Penale: reati fallimentari; piano di risanamento non è sufficiente per evitare la bancarotta e conseguenze cautelari; concordato preventivo; dismissione degli asset; insufficienza del piano.
Corte di Cassazione, sez. V pen., 8 gennaio 2016, n. 8926 (dep. 3 marzo 2016). Presidente: ZAZA; Relatore: SETTEMBRE.
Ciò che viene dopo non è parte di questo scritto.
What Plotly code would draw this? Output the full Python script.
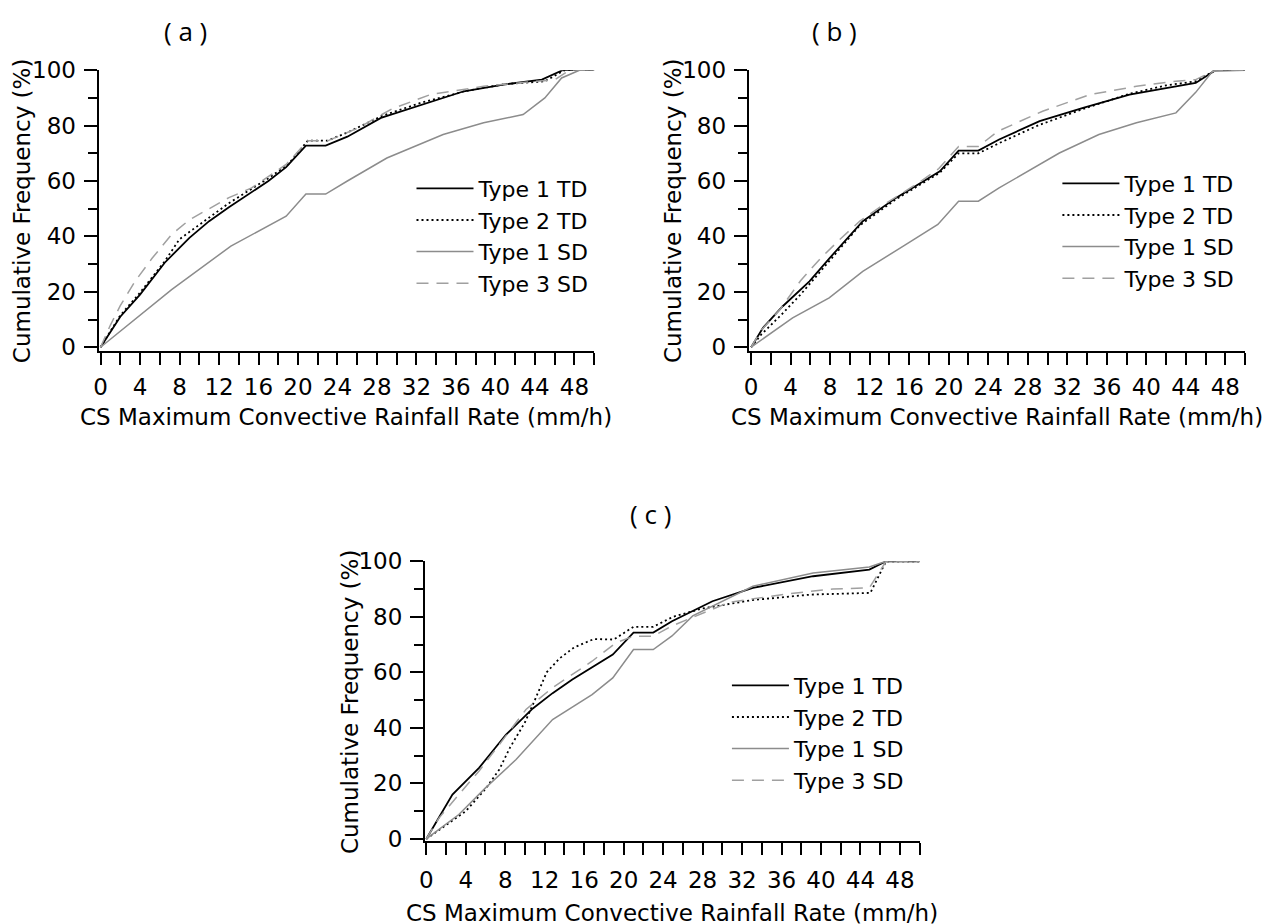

Il piano di risanamento, sia pure attestato da un professionista qualificato, non basta a evitare la contestazione della bancarotta e le relative misure cautelari. La dismissione di tutti gli asset aziendali da parte della srl era stata effettuata dopo che il tribunale aveva convocato il debitore per chiudere la procedura di concordato preventivo avviata dallo stesso e procedere eventualmente alla dichiarazione di fallimento. Neppure contando sulla redazione di un piano di risanamento aziendale redatto sulla base di quanto stabilito dall’articolo 67, comma 3, lettera d) della legge fallimentare. Il piano infatti deve almeno apparire idoneo a permettere il risanamento dell’esposizione debitoria dell’azienda e assicurare il riequilibrio della sua situazione finanziaria. La redazione del piano quindi non è di per sè stessa sufficiente a escludere una valutazione di congruenza e fattibilità, quando è strumentalmente destinato “a proteggere attività negoziali che, per essere svolte in un momento di crisi dell’impresa, si appalesano idonee a distogliere il patrimonio dalla sua finalità tipica (la garanzia per i creditori)”.